# Start of Information provided

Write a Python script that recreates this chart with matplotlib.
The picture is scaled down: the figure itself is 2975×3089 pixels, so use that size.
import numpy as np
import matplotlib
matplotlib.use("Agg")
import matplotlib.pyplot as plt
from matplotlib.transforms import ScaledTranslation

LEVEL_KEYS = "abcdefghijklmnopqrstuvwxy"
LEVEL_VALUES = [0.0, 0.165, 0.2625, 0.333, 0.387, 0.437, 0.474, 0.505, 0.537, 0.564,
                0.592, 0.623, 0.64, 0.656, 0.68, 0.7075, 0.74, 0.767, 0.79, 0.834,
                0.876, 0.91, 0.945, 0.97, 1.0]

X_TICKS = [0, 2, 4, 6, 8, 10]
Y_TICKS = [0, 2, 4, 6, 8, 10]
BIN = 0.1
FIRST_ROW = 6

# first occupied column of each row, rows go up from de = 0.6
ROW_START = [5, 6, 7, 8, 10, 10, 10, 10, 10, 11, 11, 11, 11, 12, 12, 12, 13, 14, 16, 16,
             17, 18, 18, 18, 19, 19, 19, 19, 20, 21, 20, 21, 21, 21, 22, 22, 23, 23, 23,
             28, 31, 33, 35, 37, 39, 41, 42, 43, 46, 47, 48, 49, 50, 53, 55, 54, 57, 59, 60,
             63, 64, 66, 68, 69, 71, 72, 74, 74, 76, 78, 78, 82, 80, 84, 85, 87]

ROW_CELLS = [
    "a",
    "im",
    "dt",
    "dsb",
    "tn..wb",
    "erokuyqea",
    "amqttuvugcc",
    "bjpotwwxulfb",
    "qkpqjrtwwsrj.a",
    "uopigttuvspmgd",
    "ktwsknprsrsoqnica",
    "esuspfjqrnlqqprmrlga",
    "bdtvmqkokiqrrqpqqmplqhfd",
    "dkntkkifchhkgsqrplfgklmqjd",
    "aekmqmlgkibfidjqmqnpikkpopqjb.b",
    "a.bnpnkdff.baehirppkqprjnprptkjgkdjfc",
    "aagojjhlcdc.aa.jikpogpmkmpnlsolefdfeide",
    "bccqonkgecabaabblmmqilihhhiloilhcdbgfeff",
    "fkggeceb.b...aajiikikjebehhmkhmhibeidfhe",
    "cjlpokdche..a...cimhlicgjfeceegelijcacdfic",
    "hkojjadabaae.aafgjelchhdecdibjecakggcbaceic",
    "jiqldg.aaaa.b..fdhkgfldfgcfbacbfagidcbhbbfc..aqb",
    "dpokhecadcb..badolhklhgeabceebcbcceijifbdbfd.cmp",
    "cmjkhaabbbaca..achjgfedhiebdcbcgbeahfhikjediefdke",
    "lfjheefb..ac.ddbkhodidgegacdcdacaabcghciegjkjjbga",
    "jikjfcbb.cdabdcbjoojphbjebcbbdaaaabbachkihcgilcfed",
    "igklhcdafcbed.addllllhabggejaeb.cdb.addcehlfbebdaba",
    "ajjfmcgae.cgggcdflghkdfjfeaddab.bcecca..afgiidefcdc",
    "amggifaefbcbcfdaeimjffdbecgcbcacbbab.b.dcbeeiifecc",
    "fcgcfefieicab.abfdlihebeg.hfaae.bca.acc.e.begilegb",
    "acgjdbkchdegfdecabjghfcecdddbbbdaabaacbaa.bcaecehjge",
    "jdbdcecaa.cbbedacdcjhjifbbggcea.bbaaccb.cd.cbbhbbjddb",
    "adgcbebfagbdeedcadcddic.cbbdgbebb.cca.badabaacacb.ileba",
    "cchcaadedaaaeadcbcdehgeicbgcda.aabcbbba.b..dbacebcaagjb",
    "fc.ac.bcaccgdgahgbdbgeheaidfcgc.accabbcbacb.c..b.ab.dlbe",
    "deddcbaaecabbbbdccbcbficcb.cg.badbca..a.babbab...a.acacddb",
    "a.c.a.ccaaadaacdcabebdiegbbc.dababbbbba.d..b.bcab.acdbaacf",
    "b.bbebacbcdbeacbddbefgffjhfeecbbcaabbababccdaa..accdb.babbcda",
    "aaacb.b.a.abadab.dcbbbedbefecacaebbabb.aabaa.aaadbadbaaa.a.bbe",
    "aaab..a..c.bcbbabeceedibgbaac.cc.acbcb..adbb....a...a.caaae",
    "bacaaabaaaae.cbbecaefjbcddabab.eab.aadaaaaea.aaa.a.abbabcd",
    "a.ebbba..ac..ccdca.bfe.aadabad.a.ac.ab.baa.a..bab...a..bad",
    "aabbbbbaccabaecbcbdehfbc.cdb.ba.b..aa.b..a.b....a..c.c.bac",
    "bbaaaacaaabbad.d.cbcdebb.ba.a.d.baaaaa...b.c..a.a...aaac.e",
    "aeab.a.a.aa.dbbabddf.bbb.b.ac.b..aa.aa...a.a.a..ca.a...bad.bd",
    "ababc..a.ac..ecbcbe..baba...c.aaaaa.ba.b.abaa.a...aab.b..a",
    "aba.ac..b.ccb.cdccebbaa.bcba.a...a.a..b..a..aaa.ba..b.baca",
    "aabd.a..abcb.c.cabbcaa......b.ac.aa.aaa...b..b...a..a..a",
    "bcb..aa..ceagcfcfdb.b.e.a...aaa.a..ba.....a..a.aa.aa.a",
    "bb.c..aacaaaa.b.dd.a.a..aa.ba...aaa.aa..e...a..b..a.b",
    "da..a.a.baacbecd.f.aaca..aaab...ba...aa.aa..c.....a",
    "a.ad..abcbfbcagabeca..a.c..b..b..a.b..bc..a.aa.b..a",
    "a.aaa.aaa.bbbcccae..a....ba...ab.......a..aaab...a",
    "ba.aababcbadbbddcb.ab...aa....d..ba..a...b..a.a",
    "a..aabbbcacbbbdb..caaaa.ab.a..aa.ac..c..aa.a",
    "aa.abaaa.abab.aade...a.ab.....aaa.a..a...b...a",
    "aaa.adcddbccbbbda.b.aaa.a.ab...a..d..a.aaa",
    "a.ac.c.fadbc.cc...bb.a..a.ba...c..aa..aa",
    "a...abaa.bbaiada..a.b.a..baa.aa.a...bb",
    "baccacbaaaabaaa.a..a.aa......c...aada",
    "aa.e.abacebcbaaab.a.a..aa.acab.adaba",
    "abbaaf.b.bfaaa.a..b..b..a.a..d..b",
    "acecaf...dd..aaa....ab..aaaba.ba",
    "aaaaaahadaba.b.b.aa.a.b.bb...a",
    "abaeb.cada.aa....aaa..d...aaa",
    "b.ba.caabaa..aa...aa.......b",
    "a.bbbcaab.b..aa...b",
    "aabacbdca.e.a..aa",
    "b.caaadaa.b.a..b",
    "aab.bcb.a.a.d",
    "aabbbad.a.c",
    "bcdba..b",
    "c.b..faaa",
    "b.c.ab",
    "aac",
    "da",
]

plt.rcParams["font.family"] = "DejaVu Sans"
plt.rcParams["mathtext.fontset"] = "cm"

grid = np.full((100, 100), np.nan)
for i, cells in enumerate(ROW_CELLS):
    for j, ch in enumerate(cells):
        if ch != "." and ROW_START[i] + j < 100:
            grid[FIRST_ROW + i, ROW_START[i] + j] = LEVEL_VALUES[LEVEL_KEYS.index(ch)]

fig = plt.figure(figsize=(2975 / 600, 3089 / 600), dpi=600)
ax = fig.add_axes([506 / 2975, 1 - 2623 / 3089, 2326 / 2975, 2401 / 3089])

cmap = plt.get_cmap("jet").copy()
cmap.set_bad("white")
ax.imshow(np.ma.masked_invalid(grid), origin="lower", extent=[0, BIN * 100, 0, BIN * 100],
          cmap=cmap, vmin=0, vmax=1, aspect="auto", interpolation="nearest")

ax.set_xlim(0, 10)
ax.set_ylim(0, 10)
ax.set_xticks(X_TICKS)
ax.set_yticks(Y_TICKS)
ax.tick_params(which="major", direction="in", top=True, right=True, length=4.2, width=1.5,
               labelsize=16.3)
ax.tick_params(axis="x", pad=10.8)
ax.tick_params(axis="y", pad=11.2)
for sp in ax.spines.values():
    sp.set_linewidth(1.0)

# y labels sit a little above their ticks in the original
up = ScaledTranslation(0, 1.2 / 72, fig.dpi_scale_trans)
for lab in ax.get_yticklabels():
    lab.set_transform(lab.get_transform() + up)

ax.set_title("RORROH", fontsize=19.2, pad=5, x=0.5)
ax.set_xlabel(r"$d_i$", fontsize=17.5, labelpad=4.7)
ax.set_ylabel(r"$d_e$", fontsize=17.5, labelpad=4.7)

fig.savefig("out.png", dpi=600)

# End of Information provided

Restate the listing exactly, starting at its first line and ending at the line where "from matplotlib.transforms import" occurs; include both and no other lines.

:: Completed task ::
Write a Python script that recreates this chart with matplotlib.
The picture is scaled down: the figure itself is 2975×3089 pixels, so use that size.
import numpy as np
import matplotlib
matplotlib.use("Agg")
import matplotlib.pyplot as plt
from matplotlib.transforms import ScaledTranslation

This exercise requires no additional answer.